The only native members of Betulaceae in the Bay Area are California Hazelnut, and the Red and White Alders. Other trees from the Birch family are transplants from other parts of the continent, like the white birch so popular with expatriated midwesterners like myself.
The leaves on these plants are all alternate and deciduous, and distinctive amongst coastal trees with their pronounced crinkly vein pattern, simple ovate shape and teethed margins. At least one or both sex of the flowers are in catkins, with a woodly fruit being produced.
Betulaceae in general, and Alders in particular, have complex arrangements with bacteria and fungi for the delivery of nutrients through their root systems. Mature stands of Alders and Hazelnut in mixed forest habitats are usually a pretty good sign of good mushroom hunting areas.

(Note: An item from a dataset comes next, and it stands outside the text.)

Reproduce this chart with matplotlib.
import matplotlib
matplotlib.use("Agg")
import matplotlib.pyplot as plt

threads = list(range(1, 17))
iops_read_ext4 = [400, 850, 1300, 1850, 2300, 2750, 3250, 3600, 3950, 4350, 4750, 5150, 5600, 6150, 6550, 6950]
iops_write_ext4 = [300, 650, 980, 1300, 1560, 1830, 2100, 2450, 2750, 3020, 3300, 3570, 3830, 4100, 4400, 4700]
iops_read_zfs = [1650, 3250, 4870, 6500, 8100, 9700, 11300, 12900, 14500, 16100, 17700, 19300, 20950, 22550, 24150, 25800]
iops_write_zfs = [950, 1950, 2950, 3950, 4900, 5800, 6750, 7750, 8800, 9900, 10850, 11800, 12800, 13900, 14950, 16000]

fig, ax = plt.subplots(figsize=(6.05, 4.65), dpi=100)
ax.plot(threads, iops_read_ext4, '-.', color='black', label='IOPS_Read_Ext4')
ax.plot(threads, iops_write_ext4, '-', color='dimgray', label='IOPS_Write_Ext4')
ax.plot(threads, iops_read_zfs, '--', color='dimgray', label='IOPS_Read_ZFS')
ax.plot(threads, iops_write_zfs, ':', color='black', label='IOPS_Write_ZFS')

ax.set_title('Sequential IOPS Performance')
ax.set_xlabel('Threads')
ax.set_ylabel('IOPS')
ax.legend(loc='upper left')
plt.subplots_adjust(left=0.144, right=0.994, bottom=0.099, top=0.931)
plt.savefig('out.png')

Flowers: Staminate flowers in catkins, 1 inch long; Tiny pistillate flowers with 2 red stigmas each at joints of stems.
Blooms: February - April.
Leaves: Alternate, ovoid, slightly notched at base (compared with Alder leaves), fuzzy with toothed margins.
Fruit/Seeds: Nuts in woody shells enclosed in a leafy husk; about 15mm (5/8 inch) long; sometimes paired at base. June - August.
Location: Northern (partially shaded) slopes; Hazelnut trail in San Pedro Valley Park and throughout the Pacifica side of the mountain, occasional on the Montara side.
Status: Native - Common.
Further description & Comment: Woody deciduous shrub, 5 to 10 feet tall, usually in dense stands.
A unique plant community of Corylus cornuta var. californica. and Polystichum minutum. (Western Sword Fern) grows along San Pedro Mountain Road north of the Saddle Pass area on the Pacifica side. It is unique in that such a large community of these two plants has never been observed anywhere else in the world, and no one (that I've heard of) has been able to explain why this community thrives in this one place and no where else.